Fatima qui vient de s’échapper de la maison de Nuta en passant par la fenêtre, croise sur son chemin le petit Baifaz qui se propose de lui procurer à manger. Dans cette rue qui serpente curieusement, passe un vélo muni d’une espèce de haut-parleur de gare qui annonce la fin de l’alerte générale qui avait été déclenchée lors de l’apparition des enfants soldats dans la ville de la République des Enfants.

La République des enfants – 48 / 1 t7 – perche au centre, stéréo MS décodé L&R

Dans ce premier plan large, Fatima et Baifaz sont perdus au fond du cadre, peut-être les verra-t-on au Grand Rex, le vélo vient longer l’axe de la caméra. Le haut-parleur est factice et la voix sera faite plus tard, lorsque nous en auront le temps, avec on ne sait qui.

Avec difficulté Ana obtient que l’on fasse un plan plus serré mais l’axe de la caméra est tellement bizarre, en contre-plongée totalement décadrée, que la position du micro est loin d’être idéale et la voix du petit Karan est  si fluette que Pierre décide de faire un son seul plus présent de la réplique avec le petit Karan.

La République des enfants – 48 / 2 t5 – perche au centre, stéréo MS décodé L&R

 
Mafalala - Sieste

Mafalala – Sieste

Mafalala - Rua Eusébio da Silva

Mafalala – Rua Eusébio da Silva

 

Ainsi à trois heures et demi avons-nous fini les quatre plans de la journée, soit vingt-quatre prises en tout, encore moins qu’hier.

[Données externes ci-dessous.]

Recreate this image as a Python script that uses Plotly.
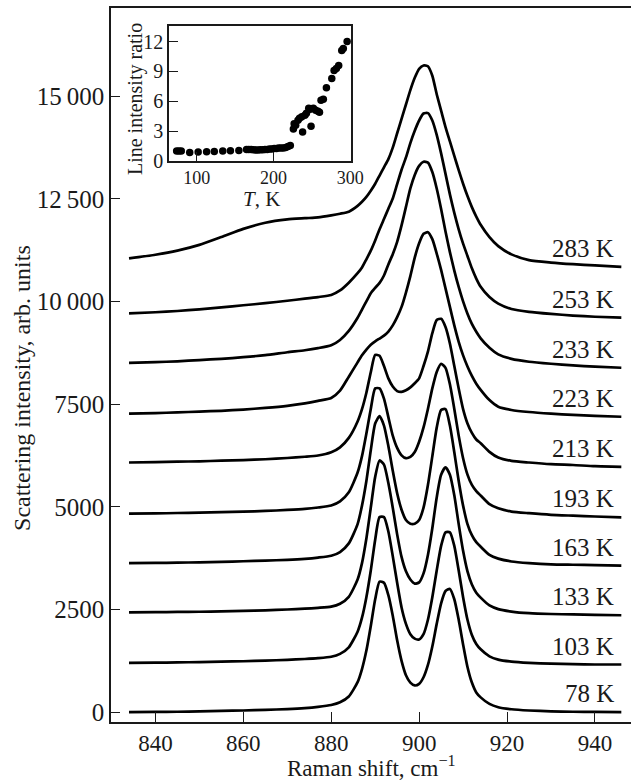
import plotly.graph_objects as go

# ---------------- data ----------------
raman_shift = [834, 840, 845, 850, 855, 860, 865, 870, 874, 877, 880, 882, 884, 886, 887, 888, 889,
               890, 891, 892, 893, 894, 895, 896, 897, 898, 899, 900, 901, 902, 903, 904, 905,
               906, 907, 908, 909, 910, 911, 912, 913, 914, 916, 918, 921, 925, 930, 935, 940, 946]

temperatures = ["78 K", "103 K", "133 K", "163 K", "193 K", "213 K", "223 K", "233 K", "253 K", "283 K"]
offsets = [0, 1200, 2430, 3630, 4835, 6080, 7270, 8505, 9710, 11050]

s78 = [0, 5, 10, 20, 30, 40, 55, 75, 100, 130, 175, 240, 380, 730, 1050, 1500, 2100,
       2750, 3180, 3150, 2850, 2350, 1750, 1250, 900, 720, 650, 690, 850, 1150, 1600, 2150, 2650,
       2950, 3000, 2750, 2250, 1650, 1100, 720, 480, 360, 200, 120, 70, 40, 20, 10, 5, 0]
s103 = [0, 5, 10, 20, 30, 40, 55, 75, 95, 115, 150, 220, 380, 760, 1100, 1600, 2250,
        3000, 3550, 3550, 3200, 2600, 1950, 1350, 950, 700, 590, 570, 700, 1050, 1600, 2250, 2850,
        3180, 3180, 2850, 2250, 1600, 1050, 680, 460, 330, 160, 80, 30, 0, -20, -30, -40, -40]
s133 = [0, 5, 10, 15, 25, 35, 50, 70, 90, 110, 140, 210, 380, 800, 1200, 1800, 2550,
        3300, 3700, 3600, 3150, 2550, 1900, 1350, 1000, 800, 700, 730, 950, 1400, 2050, 2800, 3350,
        3530, 3350, 2850, 2150, 1500, 1000, 680, 480, 360, 170, 80, 20, -20, -40, -50, -60, -70]
s163 = [0, 5, 10, 20, 30, 45, 60, 80, 105, 135, 180, 270, 480, 950, 1400, 2000, 2750,
        3400, 3580, 3350, 2850, 2250, 1700, 1300, 1050, 960, 960, 1050, 1350, 1900, 2600, 3300, 3730,
        3750, 3350, 2700, 2000, 1400, 950, 680, 510, 400, 200, 110, 40, 0, -30, -40, -50, -60]
s193 = [0, 5, 15, 25, 35, 50, 65, 90, 115, 150, 200, 300, 520, 1000, 1400, 1950, 2550,
        3050, 3050, 2800, 2350, 1900, 1600, 1420, 1350, 1380, 1500, 1750, 2100, 2550, 3050, 3450, 3650,
        3550, 3150, 2550, 1900, 1350, 950, 700, 550, 440, 230, 130, 50, 10, -30, -50, -70, -90]
s213 = [0, 10, 20, 30, 45, 60, 80, 110, 140, 170, 250, 370, 600, 1000, 1300, 1700, 2200,
        2620, 2600, 2350, 2050, 1850, 1740, 1720, 1760, 1830, 1930, 2050, 2350, 2700, 3150, 3470, 3500,
        3300, 2900, 2350, 1800, 1300, 950, 720, 560, 470, 260, 120, 40, 0, -40, -60, -90, -105]
s223 = [0, 15, 30, 50, 70, 100, 140, 190, 250, 310, 380, 560, 900, 1250, 1420, 1560, 1680,
        1760, 1830, 1900, 2000, 2150, 2350, 2600, 2950, 3350, 3800, 4150, 4380, 4420, 4250, 3900, 3500,
        3050, 2600, 2150, 1750, 1420, 1150, 920, 730, 580, 330, 170, 90, 40, 0, -30, -55, -76]
s233 = [0, 20, 40, 70, 100, 140, 190, 260, 310, 360, 430, 560, 780, 1100, 1300, 1500, 1700,
        1830, 1950, 2130, 2400, 2650, 2950, 3350, 3800, 4250, 4580, 4800, 4900, 4880, 4650, 4250, 3750,
        3200, 2700, 2250, 1850, 1500, 1200, 950, 760, 600, 370, 210, 100, 30, -20, -60, -90, -117]
s253 = [0, 30, 60, 100, 150, 200, 250, 310, 360, 400, 450, 560, 750, 980, 1120, 1320, 1530,
        1780, 2050, 2300, 2550, 2800, 3150, 3500, 3800, 4150, 4450, 4700, 4870, 4880, 4700, 4350, 3900,
        3400, 2900, 2450, 2050, 1700, 1400, 1100, 850, 650, 400, 240, 110, 40, -10, -50, -80, -102]
s283 = [0, 90, 190, 330, 520, 720, 870, 950, 980, 1000, 1050, 1090, 1140, 1280, 1380, 1500, 1650,
        1820, 2020, 2220, 2420, 2700, 3050, 3400, 3750, 4100, 4400, 4620, 4700, 4680, 4450, 4000, 3600,
        3200, 2850, 2500, 2150, 1820, 1520, 1250, 1020, 820, 520, 300, 100, -40, -100, -140, -170, -204]
spectra = [s78, s103, s133, s163, s193, s213, s223, s233, s253, s283]

y_ticks = [0, 2500, 5000, 7500, 10000, 12500, 15000]
y_tick_text = ["0", "2500", "5000", "7500", "10\u2009000", "12\u2009500", "15\u2009000"]
x_ticks = [840, 860, 880, 900, 920, 940]

# inset: line intensity ratio vs temperature
inset_T = [74, 77, 80, 91, 102, 113, 123, 134, 144, 155, 165, 168, 171, 174, 177, 180, 183, 186,
           189, 192, 195, 198, 201, 204, 207, 210, 213, 216, 219, 222,
           226, 227, 229, 232, 234, 237, 238, 241, 243, 246, 248, 249, 252, 255, 258, 260,
           262, 265, 269, 276, 279, 282, 285, 289, 291, 296]
inset_ratio = [1.0, 1.0, 1.0, 0.85, 0.9, 0.92, 0.95, 1.0, 1.02, 1.05, 1.15, 1.15, 1.15, 1.12, 1.1,
               1.1, 1.12, 1.12, 1.15, 1.15, 1.2, 1.2, 1.25, 1.25, 1.3, 1.3, 1.3, 1.35, 1.45, 1.55,
               3.2, 3.75, 3.6, 4.1, 4.3, 4.45, 2.9, 4.6, 4.8, 5.3, 5.2, 3.5, 5.3, 5.1, 5.0, 4.9,
               6.1, 6.2, 7.35, 8.3, 9.1, 9.3, 9.6, 11.1, 11.3, 12.0]

# ---------------- figure ----------------
FONT = "Liberation Serif, Times New Roman, serif"
INK = "#1a1a1a"

fig = go.Figure()
for name, off, prof in zip(temperatures, offsets, spectra):
    fig.add_trace(go.Scatter(
        x=raman_shift, y=[off + v for v in prof], mode="lines", name=name,
        line=dict(color="black", width=2.7, shape="spline", smoothing=0.6),
        showlegend=False, hoverinfo="skip"))
    fig.add_annotation(x=944.8, y=off + prof[-1] + 450, xref="x", yref="y",
                       text=name, showarrow=False, xanchor="right", yanchor="middle",
                       font=dict(family=FONT, size=25, color=INK))

fig.add_trace(go.Scatter(
    x=inset_T, y=inset_ratio, mode="markers", xaxis="x2", yaxis="y2",
    marker=dict(color="black", size=7.5), showlegend=False, hoverinfo="skip"))

axis_common = dict(showgrid=False, zeroline=False, showline=True, linecolor=INK, linewidth=1.6,
                   ticks="inside", tickcolor=INK, tickwidth=1.4)

fig.update_layout(
    width=631, height=781, autosize=False,
    margin=dict(l=111, r=0, t=8, b=59, autoexpand=False),
    paper_bgcolor="white", plot_bgcolor="white",
    font=dict(family=FONT, color=INK),
    xaxis=dict(range=[829.9, 948.2], tickvals=x_ticks, ticklen=10, mirror=True,
               tickfont=dict(size=23, family=FONT, color=INK), **axis_common),
    yaxis=dict(range=[-240, 17150], tickvals=y_ticks, ticktext=y_tick_text, ticklen=9,
               tickfont=dict(size=25, family=FONT, color=INK), **axis_common),
    xaxis2=dict(domain=[0.1115, 0.4615], anchor="y2", range=[64, 301], tickvals=[100, 200, 300],
                ticklen=9, mirror=True, tickfont=dict(size=18, family=FONT, color=INK), **axis_common),
    yaxis2=dict(domain=[0.7858, 0.9752], anchor="x2", range=[0, 13.6], tickvals=[0, 3, 6, 9, 12],
                ticklen=9, mirror=True, tickfont=dict(size=20, family=FONT, color=INK), **axis_common),
)

title_style = dict(xref="paper", yref="paper", showarrow=False, xanchor="center", yanchor="middle")
fig.add_annotation(x=-0.1712, y=0.4678, textangle=-90,
                   text="Scattering intensity, arb. units",
                   font=dict(family=FONT, size=24, color=INK), **title_style)
fig.add_annotation(x=0.5, y=-0.0625,
                   text="Raman shift, cm<sup>\u22121</sup>",
                   font=dict(family=FONT, size=23, color=INK), **title_style)
fig.add_annotation(x=0.2898, y=0.733,
                   text="<i>T</i>, K",
                   font=dict(family=FONT, size=21, color=INK), **title_style)
fig.add_annotation(x=0.0462, y=0.8725, textangle=-90,
                   text="Line intensity ratio",
                   font=dict(family=FONT, size=20, color=INK), **title_style)

post = ("document.documentElement.style.overflow='hidden';"
        "document.body.style.margin='0';document.body.style.overflow='hidden';"
        "var gd=document.getElementById('{plot_id}');"
        "Plotly.relayout(gd,{width:631,height:781});")
fig.write_html("out.html", config={"displayModeBar": False, "responsive": False},
               post_script=post)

Indubitablement le tournage paye les périodes de repos trop courtes qui amenuisent le rendement de l’équipe.

Mafalala - Fin de journée

Mafalala – Fin de journée

Un dernier regard sur ce quartier accueillant, calme et serein dans sa pauvreté, puis nous reprenons le chemin de l’hôtel à la suite de Bob. En continuant la rue du décor, nous débouchons directement sur Avenida Acordos de Lusaka, la fameuse route de l’aéroport.

En arrivant vers l’Hôtel de Ville par Ho Chi Min, ça bouchonne pas mal. En effet, ce soir, tout le quartier de la place de l’Indépendance est bouclé pour les cérémonies de demain, la régie a prévu de stationner l’ensemble des véhicules le long de Rua da Radio, face à la cathédrale. Deux gardes armés veilleront la nuit à leur sécurité. Une fois sur place, il nous faut cependant attendre une bonne demi-heure avant que n’arrive Yardena qui nous indique l’endroit exact du stationnement.

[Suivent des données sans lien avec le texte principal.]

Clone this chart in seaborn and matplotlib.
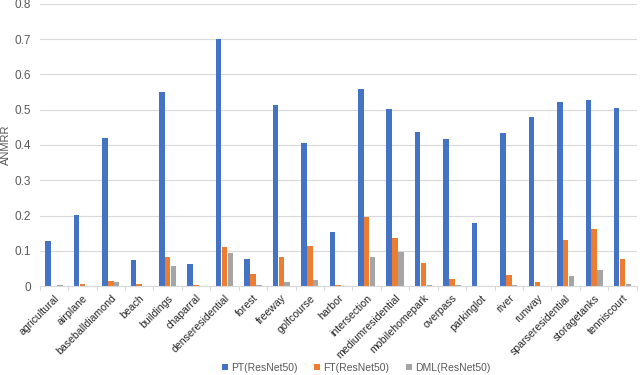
import numpy as np
import pandas as pd
import matplotlib
matplotlib.use("Agg")
import matplotlib.pyplot as plt
import seaborn as sns

categories = ["agricultural", "airplane", "baseballdiamond", "beach", "buildings", "chaparral",
              "denseresidential", "forest", "freeway", "golfcourse", "harbor", "intersection",
              "mediumresidential", "mobilehomepark", "overpass", "parkinglot", "river", "runway",
              "sparseresidential", "storagetanks", "tenniscourt"]
pt_vals = [0.129, 0.201, 0.421, 0.074, 0.551, 0.063, 0.699, 0.078, 0.513, 0.406, 0.154, 0.559,
           0.503, 0.437, 0.417, 0.179, 0.434, 0.480, 0.521, 0.528, 0.506]
ft_vals = [0.000, 0.006, 0.014, 0.006, 0.083, 0.003, 0.112, 0.033, 0.082, 0.113, 0.002, 0.195,
           0.136, 0.066, 0.019, 0.000, 0.032, 0.013, 0.132, 0.161, 0.076]
dml_vals = [0.002, 0.000, 0.011, 0.000, 0.057, 0.000, 0.093, 0.003, 0.013, 0.018, 0.000, 0.082,
            0.097, 0.003, 0.002, 0.000, 0.002, 0.000, 0.028, 0.046, 0.007]
series = ["PT(ResNet50)", "FT(ResNet50)", "DML(ResNet50)"]
colors = ["#4472C4", "#ED7D31", "#A5A5A5"]

df = pd.DataFrame({
    "category": categories * 3,
    "ANMRR": pt_vals + ft_vals + dml_vals,
    "method": np.repeat(series, len(categories)),
})

sns.set_style("white")
plt.rcParams["font.family"] = ["Liberation Sans", "DejaVu Sans"]

fig, ax = plt.subplots(figsize=(6.4, 3.75), dpi=100)
fig.subplots_adjust(left=0.062, right=0.995, top=0.99, bottom=0.237)

sns.barplot(data=df, x="category", y="ANMRR", hue="method", palette=colors,
            width=0.62, gap=0.06, ax=ax, saturation=1, linewidth=0)

ax.set_ylim(0, 0.8)
ax.set_yticks(np.arange(0, 0.81, 0.1))
ax.set_yticklabels(["0"] + [f"{v:.1f}" for v in np.arange(0.1, 0.81, 0.1)])
ax.set_xlim(-0.5, len(categories) - 0.5)
ax.yaxis.grid(True, color="#D9D9D9", linewidth=0.8)
ax.set_axisbelow(True)
for s in ["top", "right", "left"]:
    ax.spines[s].set_visible(False)
ax.spines["bottom"].set_color("#D9D9D9")
ax.tick_params(axis="y", length=0, labelsize=8.5, colors="#595959", pad=6)
ax.set_xticks(np.arange(len(categories)))
ax.set_xticklabels(categories, rotation=45, ha="right", rotation_mode="anchor",
                   fontsize=7.6, color="#262626")
ax.tick_params(axis="x", length=0, pad=5)
# category separator ticks
for i in range(len(categories) + 1):
    ax.plot([i - 0.5, i - 0.5], [0, -0.012], color="#D9D9D9", linewidth=0.8, clip_on=False)
ax.set_xlabel("")
ax.set_ylabel("ANMRR", fontsize=8, color="#595959", labelpad=3)

handles, labels = ax.get_legend_handles_labels()
ax.legend(handles, labels, loc="center", bbox_to_anchor=(0.53, -0.29), ncol=3,
          frameon=False, fontsize=7.5, handlelength=0.55, handleheight=0.55, handletextpad=0.3,
          columnspacing=1.6, labelcolor="#595959")

fig.savefig("out.png", dpi=100)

Les préparatifs de la fête semblent terminés, seule la sono en est encore à affiner ses derniers réglages en passant en boucle un bon vieux morceau de Dire Straits, espérons que ça ne durera pas comme hier jusqu’à une heure du matin.

Il y a tout juste une semaine, à notre retour du restaurant à Matola, alors que les échafaudages étaient encore en plein montage, des troupes de soldats avaient envahis la place pour les dernières répétitions du défilé. L’ambiance y était plutôt détendue dans les rangs, les musiciens se chauffaient, les gradés faisaient les cents pas en attendant l’ordre du départ, ça tenait plus du jazz band et du grand bazar que de la marche militaire.

Maputo – Répétition défilé du 25 juin – pcm-d50 – stéréo AB

Plus tard en début de soirée, je redescends à la voiture ayant oublié le DVD à graver, à peine avais-je ouvert le coffre que les deux gardes, le visage masqué d’une cagoule dans le froid de la nuit, se précipitent vers moi, instant de frayeur en voyant les armes pointées, je m’identifie promptement avant qu’ils n’aient l’idée de tirer la première balle, ouf. C’est certain, le matériel est en sécurité, peut-être trop.